GIVEN EXERCISE:
Skipping all pictures, set down the lines of the listing from the first through the one with "(0,0) rectangle (1106,482);".

SUPPLIED MATERIAL:
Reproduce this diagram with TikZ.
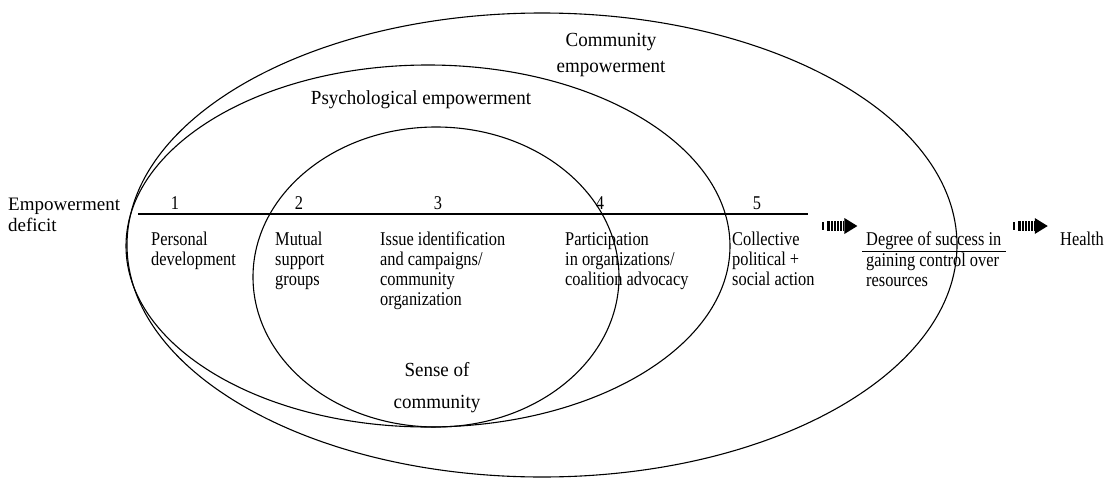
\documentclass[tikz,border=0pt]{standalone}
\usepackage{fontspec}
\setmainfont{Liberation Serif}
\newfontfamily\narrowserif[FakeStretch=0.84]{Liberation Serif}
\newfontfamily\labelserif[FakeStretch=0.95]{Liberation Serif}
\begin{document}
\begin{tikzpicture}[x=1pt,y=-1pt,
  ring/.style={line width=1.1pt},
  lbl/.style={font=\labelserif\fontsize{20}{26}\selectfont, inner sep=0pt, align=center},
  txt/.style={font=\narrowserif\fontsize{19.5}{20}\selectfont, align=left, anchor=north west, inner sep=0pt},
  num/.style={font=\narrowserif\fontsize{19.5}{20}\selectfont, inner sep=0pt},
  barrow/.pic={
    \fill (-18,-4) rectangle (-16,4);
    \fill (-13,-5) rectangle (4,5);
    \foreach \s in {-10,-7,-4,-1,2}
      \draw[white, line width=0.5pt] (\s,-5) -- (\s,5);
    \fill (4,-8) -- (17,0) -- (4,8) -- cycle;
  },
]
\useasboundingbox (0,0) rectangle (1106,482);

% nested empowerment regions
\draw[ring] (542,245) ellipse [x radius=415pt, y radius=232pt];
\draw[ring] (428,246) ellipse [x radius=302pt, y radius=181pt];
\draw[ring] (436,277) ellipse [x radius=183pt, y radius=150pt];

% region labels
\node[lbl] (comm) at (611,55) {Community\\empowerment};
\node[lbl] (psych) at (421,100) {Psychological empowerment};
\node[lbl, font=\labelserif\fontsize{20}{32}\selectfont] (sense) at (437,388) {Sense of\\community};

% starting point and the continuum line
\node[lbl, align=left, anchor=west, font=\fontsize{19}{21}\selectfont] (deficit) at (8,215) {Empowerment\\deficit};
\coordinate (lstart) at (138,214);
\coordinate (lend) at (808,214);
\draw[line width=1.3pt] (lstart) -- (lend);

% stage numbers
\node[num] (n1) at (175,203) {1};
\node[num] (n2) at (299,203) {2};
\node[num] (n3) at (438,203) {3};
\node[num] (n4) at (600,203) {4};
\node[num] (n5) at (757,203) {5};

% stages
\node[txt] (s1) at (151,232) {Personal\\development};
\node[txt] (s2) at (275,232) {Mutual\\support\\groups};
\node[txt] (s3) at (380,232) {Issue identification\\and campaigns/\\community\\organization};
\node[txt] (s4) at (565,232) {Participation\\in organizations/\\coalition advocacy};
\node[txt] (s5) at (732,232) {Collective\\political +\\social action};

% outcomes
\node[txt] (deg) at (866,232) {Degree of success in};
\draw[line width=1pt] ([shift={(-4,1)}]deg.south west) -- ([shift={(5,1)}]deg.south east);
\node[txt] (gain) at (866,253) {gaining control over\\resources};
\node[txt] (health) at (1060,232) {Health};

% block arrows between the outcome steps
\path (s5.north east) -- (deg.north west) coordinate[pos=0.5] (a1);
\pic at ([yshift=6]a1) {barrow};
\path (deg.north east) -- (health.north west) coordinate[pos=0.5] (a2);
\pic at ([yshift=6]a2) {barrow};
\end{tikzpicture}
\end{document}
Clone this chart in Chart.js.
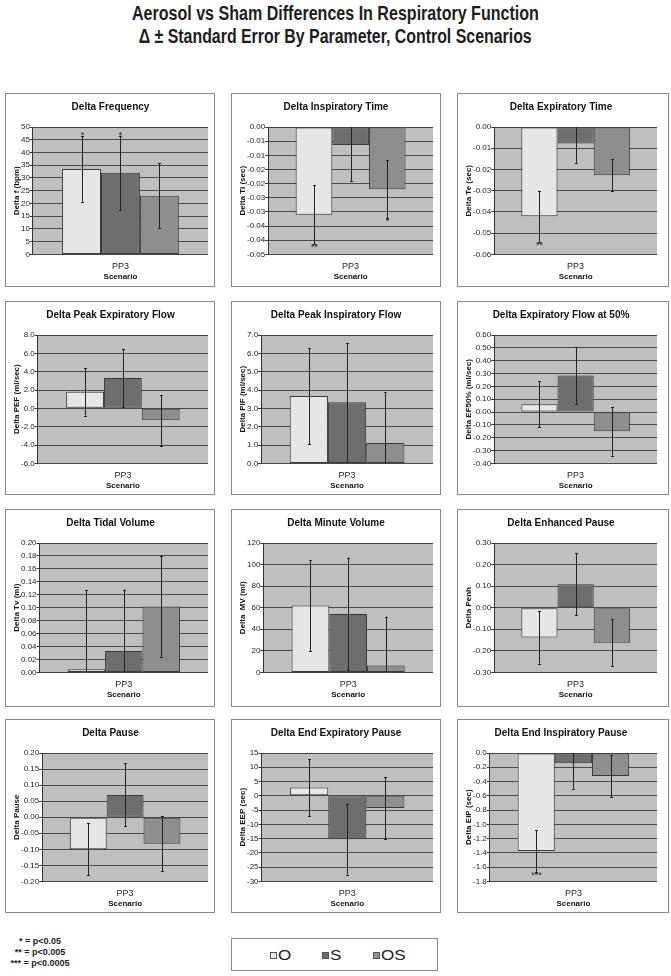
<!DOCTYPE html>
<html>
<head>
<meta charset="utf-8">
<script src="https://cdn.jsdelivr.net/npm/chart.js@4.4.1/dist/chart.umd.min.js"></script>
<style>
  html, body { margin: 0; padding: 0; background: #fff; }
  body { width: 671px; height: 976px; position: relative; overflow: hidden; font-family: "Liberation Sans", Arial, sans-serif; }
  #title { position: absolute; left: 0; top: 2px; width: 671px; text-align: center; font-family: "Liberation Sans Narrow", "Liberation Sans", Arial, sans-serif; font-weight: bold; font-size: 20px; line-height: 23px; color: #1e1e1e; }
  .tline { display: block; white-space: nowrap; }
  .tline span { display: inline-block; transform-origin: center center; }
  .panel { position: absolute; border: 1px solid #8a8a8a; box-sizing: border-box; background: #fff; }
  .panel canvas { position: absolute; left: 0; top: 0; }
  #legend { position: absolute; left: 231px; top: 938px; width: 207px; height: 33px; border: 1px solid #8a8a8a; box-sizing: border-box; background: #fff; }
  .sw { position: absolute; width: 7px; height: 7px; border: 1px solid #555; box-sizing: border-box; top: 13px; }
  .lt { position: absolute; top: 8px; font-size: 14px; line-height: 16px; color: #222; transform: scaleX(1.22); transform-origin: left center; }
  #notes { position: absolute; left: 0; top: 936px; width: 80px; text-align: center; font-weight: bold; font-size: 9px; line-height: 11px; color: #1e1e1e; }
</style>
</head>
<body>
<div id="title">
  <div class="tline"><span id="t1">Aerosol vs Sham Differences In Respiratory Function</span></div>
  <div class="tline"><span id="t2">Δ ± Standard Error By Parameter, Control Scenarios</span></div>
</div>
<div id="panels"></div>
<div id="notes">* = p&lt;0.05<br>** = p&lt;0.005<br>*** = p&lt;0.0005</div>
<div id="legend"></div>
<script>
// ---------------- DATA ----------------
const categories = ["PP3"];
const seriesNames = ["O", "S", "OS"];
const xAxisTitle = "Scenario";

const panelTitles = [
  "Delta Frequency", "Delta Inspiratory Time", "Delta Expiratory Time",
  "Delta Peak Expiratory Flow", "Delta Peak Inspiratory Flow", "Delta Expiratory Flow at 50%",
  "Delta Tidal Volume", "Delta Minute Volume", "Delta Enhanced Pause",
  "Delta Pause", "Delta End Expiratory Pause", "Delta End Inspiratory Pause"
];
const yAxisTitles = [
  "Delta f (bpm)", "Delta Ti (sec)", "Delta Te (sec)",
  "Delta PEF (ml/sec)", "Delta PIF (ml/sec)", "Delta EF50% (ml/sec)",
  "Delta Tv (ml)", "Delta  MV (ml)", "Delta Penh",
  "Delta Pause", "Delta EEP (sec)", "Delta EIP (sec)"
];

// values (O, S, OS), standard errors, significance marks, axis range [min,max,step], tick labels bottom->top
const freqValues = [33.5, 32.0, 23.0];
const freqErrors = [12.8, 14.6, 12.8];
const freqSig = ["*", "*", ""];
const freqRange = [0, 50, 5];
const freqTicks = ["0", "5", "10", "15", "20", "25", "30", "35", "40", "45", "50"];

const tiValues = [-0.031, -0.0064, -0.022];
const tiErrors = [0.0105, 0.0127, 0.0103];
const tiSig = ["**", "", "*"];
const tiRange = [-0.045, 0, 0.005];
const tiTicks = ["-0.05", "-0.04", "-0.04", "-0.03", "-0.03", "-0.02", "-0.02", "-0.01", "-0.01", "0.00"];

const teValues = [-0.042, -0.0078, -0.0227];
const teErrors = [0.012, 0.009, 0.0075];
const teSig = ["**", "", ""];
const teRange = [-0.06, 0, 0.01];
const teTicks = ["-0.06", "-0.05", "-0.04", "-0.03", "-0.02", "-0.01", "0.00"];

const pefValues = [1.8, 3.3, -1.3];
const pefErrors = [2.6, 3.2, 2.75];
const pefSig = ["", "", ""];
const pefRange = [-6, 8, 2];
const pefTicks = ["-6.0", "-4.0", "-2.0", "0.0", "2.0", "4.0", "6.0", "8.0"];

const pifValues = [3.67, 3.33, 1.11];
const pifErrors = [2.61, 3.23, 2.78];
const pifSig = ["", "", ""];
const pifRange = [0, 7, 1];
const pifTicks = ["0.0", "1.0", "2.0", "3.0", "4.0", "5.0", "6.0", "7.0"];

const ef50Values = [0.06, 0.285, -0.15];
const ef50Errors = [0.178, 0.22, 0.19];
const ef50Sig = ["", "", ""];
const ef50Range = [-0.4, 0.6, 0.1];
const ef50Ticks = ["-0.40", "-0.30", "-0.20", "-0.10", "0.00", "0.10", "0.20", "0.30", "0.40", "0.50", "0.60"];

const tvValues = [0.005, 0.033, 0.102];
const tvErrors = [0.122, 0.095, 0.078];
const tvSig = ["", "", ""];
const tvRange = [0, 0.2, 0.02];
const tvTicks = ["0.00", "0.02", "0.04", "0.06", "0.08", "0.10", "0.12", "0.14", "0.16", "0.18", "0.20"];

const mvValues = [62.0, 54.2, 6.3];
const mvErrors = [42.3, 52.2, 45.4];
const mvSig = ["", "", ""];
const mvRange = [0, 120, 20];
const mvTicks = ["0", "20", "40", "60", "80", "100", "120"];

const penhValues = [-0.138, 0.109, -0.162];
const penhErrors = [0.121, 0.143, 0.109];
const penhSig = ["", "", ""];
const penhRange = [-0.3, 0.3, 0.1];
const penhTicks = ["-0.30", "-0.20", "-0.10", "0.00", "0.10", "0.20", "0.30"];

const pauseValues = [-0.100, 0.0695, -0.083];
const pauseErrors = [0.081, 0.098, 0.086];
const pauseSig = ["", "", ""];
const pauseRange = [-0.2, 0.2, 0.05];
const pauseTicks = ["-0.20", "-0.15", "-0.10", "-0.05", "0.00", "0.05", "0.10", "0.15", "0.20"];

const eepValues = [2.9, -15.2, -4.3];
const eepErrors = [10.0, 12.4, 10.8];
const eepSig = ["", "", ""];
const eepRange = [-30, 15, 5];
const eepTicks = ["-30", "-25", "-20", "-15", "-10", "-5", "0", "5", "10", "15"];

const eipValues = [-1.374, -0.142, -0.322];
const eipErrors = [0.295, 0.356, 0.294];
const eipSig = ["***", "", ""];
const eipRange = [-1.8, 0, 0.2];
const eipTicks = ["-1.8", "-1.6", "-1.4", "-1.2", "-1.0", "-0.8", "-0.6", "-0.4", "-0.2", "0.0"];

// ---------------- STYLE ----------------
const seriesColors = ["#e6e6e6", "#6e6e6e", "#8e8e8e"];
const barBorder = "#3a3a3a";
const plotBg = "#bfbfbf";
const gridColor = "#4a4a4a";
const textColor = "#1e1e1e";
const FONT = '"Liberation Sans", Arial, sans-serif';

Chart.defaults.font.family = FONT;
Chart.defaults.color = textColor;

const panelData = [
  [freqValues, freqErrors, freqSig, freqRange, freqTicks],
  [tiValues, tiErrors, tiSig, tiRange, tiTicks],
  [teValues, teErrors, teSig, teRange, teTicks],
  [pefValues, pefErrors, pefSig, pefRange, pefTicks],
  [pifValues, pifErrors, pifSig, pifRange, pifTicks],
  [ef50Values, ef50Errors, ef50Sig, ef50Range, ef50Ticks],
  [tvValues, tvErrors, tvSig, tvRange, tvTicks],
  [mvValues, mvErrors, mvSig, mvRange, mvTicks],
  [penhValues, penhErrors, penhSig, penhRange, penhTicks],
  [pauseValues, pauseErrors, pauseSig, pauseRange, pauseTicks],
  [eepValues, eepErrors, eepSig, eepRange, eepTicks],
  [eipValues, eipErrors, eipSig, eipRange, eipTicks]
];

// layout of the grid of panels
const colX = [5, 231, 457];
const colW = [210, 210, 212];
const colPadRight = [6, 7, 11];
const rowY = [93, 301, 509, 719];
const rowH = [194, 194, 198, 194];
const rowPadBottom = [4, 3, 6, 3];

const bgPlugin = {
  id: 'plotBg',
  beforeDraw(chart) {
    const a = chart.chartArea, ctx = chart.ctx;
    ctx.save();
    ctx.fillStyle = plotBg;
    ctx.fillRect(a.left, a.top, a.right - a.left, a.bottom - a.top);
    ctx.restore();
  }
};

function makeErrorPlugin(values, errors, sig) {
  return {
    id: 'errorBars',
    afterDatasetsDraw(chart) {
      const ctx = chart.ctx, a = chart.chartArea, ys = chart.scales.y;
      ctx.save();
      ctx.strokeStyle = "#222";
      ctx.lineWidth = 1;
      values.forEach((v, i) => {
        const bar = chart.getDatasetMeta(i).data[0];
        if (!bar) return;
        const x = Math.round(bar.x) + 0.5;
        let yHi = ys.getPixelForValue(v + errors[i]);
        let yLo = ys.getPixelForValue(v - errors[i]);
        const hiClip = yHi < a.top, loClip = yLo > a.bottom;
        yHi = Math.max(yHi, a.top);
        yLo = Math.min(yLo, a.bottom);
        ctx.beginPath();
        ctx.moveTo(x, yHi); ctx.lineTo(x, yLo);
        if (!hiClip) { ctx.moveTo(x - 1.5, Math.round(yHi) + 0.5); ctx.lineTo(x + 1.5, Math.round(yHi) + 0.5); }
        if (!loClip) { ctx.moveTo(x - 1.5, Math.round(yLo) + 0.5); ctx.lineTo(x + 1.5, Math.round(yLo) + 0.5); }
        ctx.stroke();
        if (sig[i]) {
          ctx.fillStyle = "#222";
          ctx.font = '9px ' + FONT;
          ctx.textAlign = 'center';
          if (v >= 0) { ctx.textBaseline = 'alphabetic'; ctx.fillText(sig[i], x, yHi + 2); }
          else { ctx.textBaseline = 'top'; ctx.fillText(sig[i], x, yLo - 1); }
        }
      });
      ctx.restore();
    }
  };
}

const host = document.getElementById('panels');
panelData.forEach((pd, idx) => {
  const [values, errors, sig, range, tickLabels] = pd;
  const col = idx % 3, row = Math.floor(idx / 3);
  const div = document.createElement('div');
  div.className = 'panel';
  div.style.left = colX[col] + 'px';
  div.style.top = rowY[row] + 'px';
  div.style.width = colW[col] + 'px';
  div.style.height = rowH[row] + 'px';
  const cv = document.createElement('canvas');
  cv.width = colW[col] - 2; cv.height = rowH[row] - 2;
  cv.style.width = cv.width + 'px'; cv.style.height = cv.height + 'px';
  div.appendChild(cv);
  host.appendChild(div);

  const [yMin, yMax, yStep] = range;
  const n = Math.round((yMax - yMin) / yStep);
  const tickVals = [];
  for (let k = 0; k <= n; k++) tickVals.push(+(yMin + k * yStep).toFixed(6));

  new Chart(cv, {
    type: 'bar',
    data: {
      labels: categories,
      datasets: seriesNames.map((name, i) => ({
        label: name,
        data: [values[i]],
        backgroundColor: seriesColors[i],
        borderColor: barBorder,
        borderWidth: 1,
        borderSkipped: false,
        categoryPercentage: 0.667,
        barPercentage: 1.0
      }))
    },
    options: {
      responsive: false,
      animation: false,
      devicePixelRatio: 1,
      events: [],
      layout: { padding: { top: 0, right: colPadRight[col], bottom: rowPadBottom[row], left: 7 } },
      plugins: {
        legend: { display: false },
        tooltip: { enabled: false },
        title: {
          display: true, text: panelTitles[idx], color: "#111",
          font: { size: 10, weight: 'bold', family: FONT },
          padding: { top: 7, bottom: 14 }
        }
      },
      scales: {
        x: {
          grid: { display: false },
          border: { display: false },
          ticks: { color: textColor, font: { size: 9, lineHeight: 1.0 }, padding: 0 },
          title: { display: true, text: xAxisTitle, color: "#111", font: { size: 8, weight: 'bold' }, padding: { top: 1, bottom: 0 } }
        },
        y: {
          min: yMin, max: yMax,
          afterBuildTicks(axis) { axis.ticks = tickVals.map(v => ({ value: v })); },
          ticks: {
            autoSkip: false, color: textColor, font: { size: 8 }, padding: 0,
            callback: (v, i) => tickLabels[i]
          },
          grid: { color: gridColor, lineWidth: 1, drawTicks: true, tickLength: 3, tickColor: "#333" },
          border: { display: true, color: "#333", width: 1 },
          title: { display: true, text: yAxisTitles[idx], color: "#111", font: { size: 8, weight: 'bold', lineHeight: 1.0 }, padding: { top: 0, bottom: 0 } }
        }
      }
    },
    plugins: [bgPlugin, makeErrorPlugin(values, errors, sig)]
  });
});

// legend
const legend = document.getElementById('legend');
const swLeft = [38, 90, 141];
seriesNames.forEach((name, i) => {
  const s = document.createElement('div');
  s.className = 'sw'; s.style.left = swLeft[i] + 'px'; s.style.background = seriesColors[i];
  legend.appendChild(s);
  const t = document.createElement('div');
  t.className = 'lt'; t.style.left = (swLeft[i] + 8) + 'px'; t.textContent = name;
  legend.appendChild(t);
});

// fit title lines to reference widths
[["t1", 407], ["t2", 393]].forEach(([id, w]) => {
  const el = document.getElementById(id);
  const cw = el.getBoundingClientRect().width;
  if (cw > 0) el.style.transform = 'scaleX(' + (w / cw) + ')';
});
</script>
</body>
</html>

EXERCISE SOLUTION:
Reproduce this diagram with TikZ.
\documentclass[tikz,border=0pt]{standalone}
\usepackage{fontspec}
\setmainfont{Liberation Serif}
\newfontfamily\narrowserif[FakeStretch=0.84]{Liberation Serif}
\newfontfamily\labelserif[FakeStretch=0.95]{Liberation Serif}
\begin{document}
\begin{tikzpicture}[x=1pt,y=-1pt,
  ring/.style={line width=1.1pt},
  lbl/.style={font=\labelserif\fontsize{20}{26}\selectfont, inner sep=0pt, align=center},
  txt/.style={font=\narrowserif\fontsize{19.5}{20}\selectfont, align=left, anchor=north west, inner sep=0pt},
  num/.style={font=\narrowserif\fontsize{19.5}{20}\selectfont, inner sep=0pt},
  barrow/.pic={
    \fill (-18,-4) rectangle (-16,4);
    \fill (-13,-5) rectangle (4,5);
    \foreach \s in {-10,-7,-4,-1,2}
      \draw[white, line width=0.5pt] (\s,-5) -- (\s,5);
    \fill (4,-8) -- (17,0) -- (4,8) -- cycle;
  },
]
\useasboundingbox (0,0) rectangle (1106,482);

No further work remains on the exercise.